Gratus Property Management handles rental properties across Oklahoma City, managing both single-family homes and small multifamily buildings for individual owners and investor groups who want hands-off ownership.
Gratus operates as a third-party property manager, meaning owners hire the firm to handle day-to-day operations, tenant communication, and maintenance coordination in exchange for a monthly fee. The company serves residential rentals (houses and duplexes) and small commercial properties (typically up to 20 units) in the Oklahoma City metro area. Unlike a leasing office tied to one complex, Gratus works across scattered portfolios, which means owners can own properties in different neighborhoods and use one contact point for all management.
Gratus charges 8 to 10 percent of monthly rent as a management fee, the standard range for Oklahoma City firms. An owner with a single-family home renting for $1,200 per month would pay $96 to $120 monthly; a duplex at $2,400 combined rent would run $192 to $240. The company bundles tenant screening, rent collection, maintenance coordination, and eviction support in that base fee. Leasing services (showing units, processing applications, signing tenants) typically add 50 to 75 percent of one month's rent as a one-time placement fee per unit. Emergency repairs and capital projects are billed separately at cost, and owners can choose in-house maintenance or competitive bidding for major work.
Most Oklahoma City property managers charge 7 to 12 percent of rent, so Gratus sits in the middle band. Firms like Caliber Property Management and Home Fronts charge on the lower end (7 to 8 percent) but typically require minimum portfolio sizes of 5 to 10 units; companies targeting small-scale owners often charge 10 to 12 percent. Choose Gratus if you own 1 to 3 properties and want a stable, transparent fee. Choose a large corporate firm if you own 15 or more units and can negotiate volume discounts. Choose a low-overhead individual manager if you own a single home and want the cheapest option, accepting less formal structure.

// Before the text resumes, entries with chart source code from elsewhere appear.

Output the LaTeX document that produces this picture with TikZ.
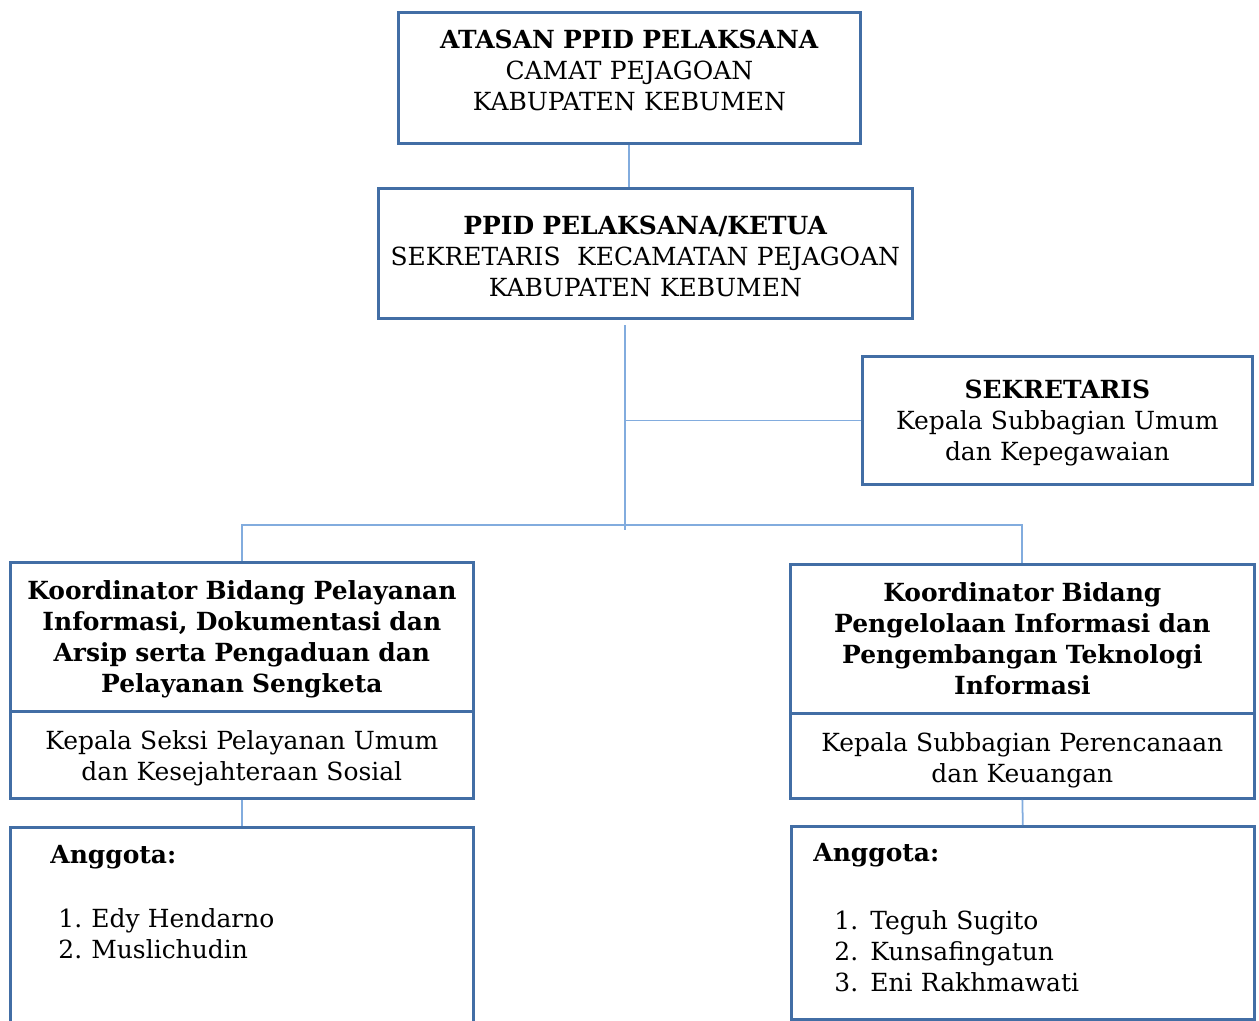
\documentclass[tikz,border=0pt]{standalone}
\usepackage{fontspec}
\setmainfont{DejaVu Serif}
\definecolor{boxblue}{RGB}{66,110,165}
\definecolor{linkblue}{RGB}{130,172,222}

\begin{document}
\begin{tikzpicture}[x=0.02cm,y=-0.02cm,
        box/.style={draw=boxblue,line width=1.6pt,anchor=north west,inner sep=0pt,
            align=center,font=\fontsize{14.2}{17.6}\selectfont},
        member/.style={box,align=left},
        link/.style={linkblue,line width=1pt}]
    % Frame
    \useasboundingbox (0,0) rectangle (1259,1021);

    % Pimpinan
    \node[box,text width=9.24cm,text height=0.72cm,text depth=1.9cm] (atasan) at (397,11)
        {\textbf{ATASAN PPID PELAKSANA}\\CAMAT PEJAGOAN\\KABUPATEN KEBUMEN};
    \node[box,text width=10.68cm,text height=0.92cm,text depth=1.68cm] (ketua) at (377,187)
        {\textbf{PPID PELAKSANA/KETUA}\\SEKRETARIS\ \ KECAMATAN PEJAGOAN\\KABUPATEN KEBUMEN};
    \node[box,text width=7.8cm,text height=0.84cm,text depth=1.72cm] (sekretaris) at (861,355)
        {\textbf{SEKRETARIS}\\Kepala Subbagian Umum\\dan Kepegawaian};

    % Koordinator bidang
    \node[box,text width=9.26cm,text height=0.74cm,text depth=2.24cm] (koordkiri) at (9,561)
        {\textbf{Koordinator Bidang Pelayanan}\\\textbf{Informasi, Dokumentasi dan}\\
         \textbf{Arsip serta Pengaduan dan}\\\textbf{Pelayanan Sengketa}};
    \node[box,text width=9.26cm,text height=0.76cm,text depth=0.98cm] (seksikiri) at (9,710)
        {Kepala Seksi Pelayanan Umum\\dan Kesejahteraan Sosial};
    \node[box,text width=9.28cm,text height=0.74cm,text depth=2.24cm] (koordkanan) at (789,563)
        {\textbf{Koordinator Bidang}\\\textbf{Pengelolaan Informasi dan}\\
         \textbf{Pengembangan Teknologi}\\\textbf{Informasi}};
    \node[box,text width=9.28cm,text height=0.76cm,text depth=0.94cm] (seksikanan) at (789,712)
        {Kepala Subbagian Perencanaan\\dan Keuangan};

    % Anggota
    \node[member,text width=9.26cm,text height=0.72cm,text depth=3.36cm] (anggotakiri) at (9,826)
        {\hspace*{0.8cm}\textbf{Anggota:}\\[19pt]
         \hspace*{0.96cm}\makebox[0.66cm][l]{1.}Edy Hendarno\\
         \hspace*{0.96cm}\makebox[0.66cm][l]{2.}Muslichudin};
    \node[member,text width=9.26cm,text height=0.7cm,text depth=3.16cm] (anggotakanan) at (790,825)
        {\hspace*{0.44cm}\textbf{Anggota:}\\[21pt]
         \hspace*{0.86cm}\makebox[0.72cm][l]{1.}Teguh Sugito\\
         \hspace*{0.86cm}\makebox[0.72cm][l]{2.}Kunsafingatun\\
         \hspace*{0.86cm}\makebox[0.72cm][l]{3.}Eni Rakhmawati};

    % Garis
    \coordinate (trunktop) at (625,325);
    \coordinate (trunk) at (625,525);
    \coordinate (trunkend) at (625,530);
    \draw[link] (atasan.south) -- (atasan.south |- ketua.north);
    \draw[link] (trunktop) -- (trunkend);
    \draw[link] (trunk |- sekretaris.west) -- (sekretaris.west);
    \draw[link] (koordkiri.north) |- (trunk) -| (koordkanan.north);
    \draw[link] (seksikiri.south) -- (anggotakiri.north);
    \draw[link] (seksikanan.south) -- (anggotakanan.north);
\end{tikzpicture}
\end{document}
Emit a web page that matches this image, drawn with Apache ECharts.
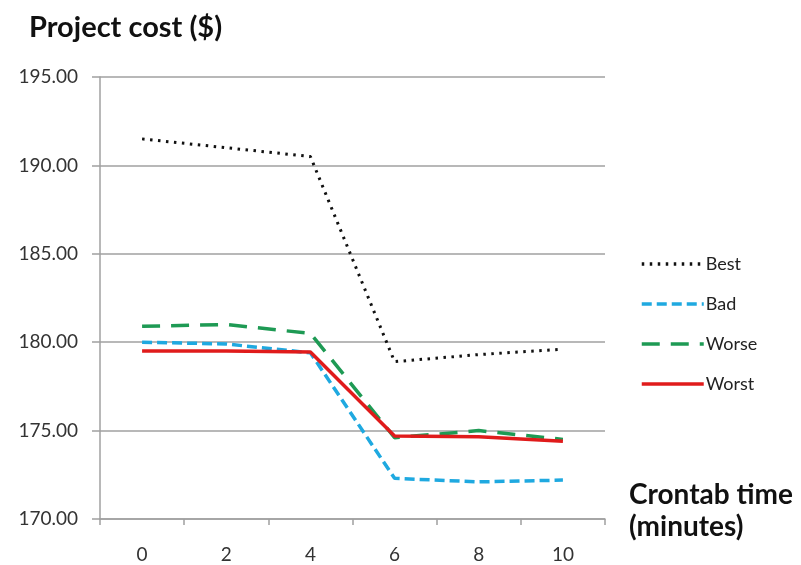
<!DOCTYPE html>
<html>
<head>
<meta charset="utf-8">
<script src="https://cdn.jsdelivr.net/npm/echarts@6/dist/echarts.min.js"></script>
<style>
  html, body { margin: 0; padding: 0; background: #fff; }
  #chart { width: 801px; height: 565px; }
</style>
</head>
<body>
<div id="chart"></div>
<script>
// Crontab interval (minutes) on the x axis
const crontabMinutes = ['0', '2', '4', '6', '8', '10'];

// Project cost ($) for each scenario
const best  = [191.5, 191.0, 190.5, 178.9, 179.3, 179.6];
const bad   = [180.0, 179.9, 179.4, 172.3, 172.1, 172.2];
const worse = [180.9, 181.0, 180.5, 174.6, 175.0, 174.5];
const worst = [179.5, 179.5, 179.45, 174.7, 174.65, 174.4];

const yTicks = { min: 170, max: 195, step: 5 };

const FONT = 'Lato, "Open Sans", sans-serif';

function lineSeries(name, data, color, width, dash) {
  return {
    name: name,
    type: 'line',
    data: data,
    symbol: 'none',
    smooth: false,
    z: 3,
    lineStyle: { color: color, width: width, type: dash, cap: 'butt' },
    itemStyle: { color: color }
  };
}

const chart = echarts.init(document.getElementById('chart'), null, { renderer: 'canvas' });

chart.setOption({
  backgroundColor: '#ffffff',
  animation: false,
  title: [
    {
      text: 'Project cost ($)',
      left: 24, top: 8,
      textStyle: { fontFamily: FONT, fontWeight: 'bold', fontSize: 29, color: '#111' }
    },
    {
      text: 'Crontab time\n(minutes)',
      left: 624, top: 474,
      textStyle: { fontFamily: FONT, fontWeight: 'bold', fontSize: 28, color: '#111', lineHeight: 32 }
    }
  ],
  legend: {
    orient: 'vertical',
    left: 635, top: 250,
    itemWidth: 62,
    itemHeight: 4,
    itemGap: 22,
    itemStyle: { opacity: 0 },
    lineStyle: { width: 3.5 },
    textStyle: { fontFamily: FONT, fontSize: 18, color: '#222', padding: [0, 0, 0, -3] },
    data: ['Best', 'Bad', 'Worse', 'Worst']
  },
  grid: { left: 100, right: 196, top: 77, bottom: 46, containLabel: false },
  xAxis: {
    type: 'category',
    data: crontabMinutes,
    boundaryGap: true,
    axisLine: { lineStyle: { color: '#a0a0a0', width: 1.5 } },
    axisTick: { show: true, length: 6, lineStyle: { color: '#a0a0a0', width: 1.5 } },
    axisLabel: { fontFamily: FONT, fontSize: 19, color: '#333', margin: 26 },
    splitLine: { show: false }
  },
  yAxis: {
    type: 'value',
    min: yTicks.min, max: yTicks.max, interval: yTicks.step,
    axisLine: { show: true, lineStyle: { color: '#a0a0a0', width: 1.5 } },
    axisTick: { show: true, length: 8, lineStyle: { color: '#a0a0a0', width: 1.5 } },
    axisLabel: {
      fontFamily: FONT, fontSize: 19, color: '#333', margin: 22,
      formatter: v => v.toFixed(2)
    },
    splitLine: { show: true, lineStyle: { color: '#a0a0a0', width: 1.5 } }
  },
  series: [
    lineSeries('Best',  best,  '#111111', 3, [2.5, 5.5]),
    lineSeries('Bad',   bad,   '#1fa9e0', 3.5, [10, 5]),
    lineSeries('Worse', worse, '#1e9a54', 3.5, [18, 11]),
    lineSeries('Worst', worst, '#e01b1b', 3.5, 'solid')
  ]
});
</script>
</body>
</html>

Owners remain responsible for property tax, insurance, and major capital expenses (roof, HVAC replacement). Gratus handles tenant communication, rent ledgers, lease enforcement, and routine maintenance requests. Tenants pay rent to Gratus, not directly to the owner; Gratus deposits funds into the owner's account after accounting for its fee and authorized expenses. This separation protects both parties: tenants have a single point of contact, and owners have documented accounting. The owner must approve any repair above a certain threshold (usually $500 to $1,000 depending on contract terms) before Gratus can authorize work.
Gratus is designed for owners who live outside Oklahoma City or lack time for tenant calls, maintenance scheduling, and lease compliance. It also suits owners managing their first rental, where mistakes (improper eviction notice, missed fair-housing rules) can be costly. The company does not suit an owner who rents a single property and can absorb management tasks, or an owner who demands daily involvement in every decision. Gratus also works best when the property is in good condition and attracts stable tenants; if a building needs $50,000 in deferred maintenance, property management alone cannot fix the underlying problem.
Owners typically call or email Gratus with property details: address, current rent, tenant status, and recent repair history. Gratus walks through a walkthrough of the property, reviews existing leases, and clarifies the fee structure and scope of work. Setup takes 1 to 2 weeks; if a tenant is already in place, Gratus will integrate with the existing lease and begin collecting rent on the next cycle. If the property is vacant, Gratus lists it, screens applicants, and gets a lease signed. No property is too small to manage, though the company's threshold is typically a property generating at least $900 to $1,000 in monthly rent.
Gratus operates during standard business hours, Monday through Friday, 9 a.m. to 5 p.m., with a phone number and email listed on its website. After-hours maintenance emergencies are routed through an on-call contractor network. Confirm current hours and the specific phone number directly with Gratus, as staffing can shift seasonally.
Gratus fills the middle ground in Oklahoma City's property management landscape: not the cheapest, not a national brand, but stable enough for small-portfolio owners who want local accountability without the overhead of self-management.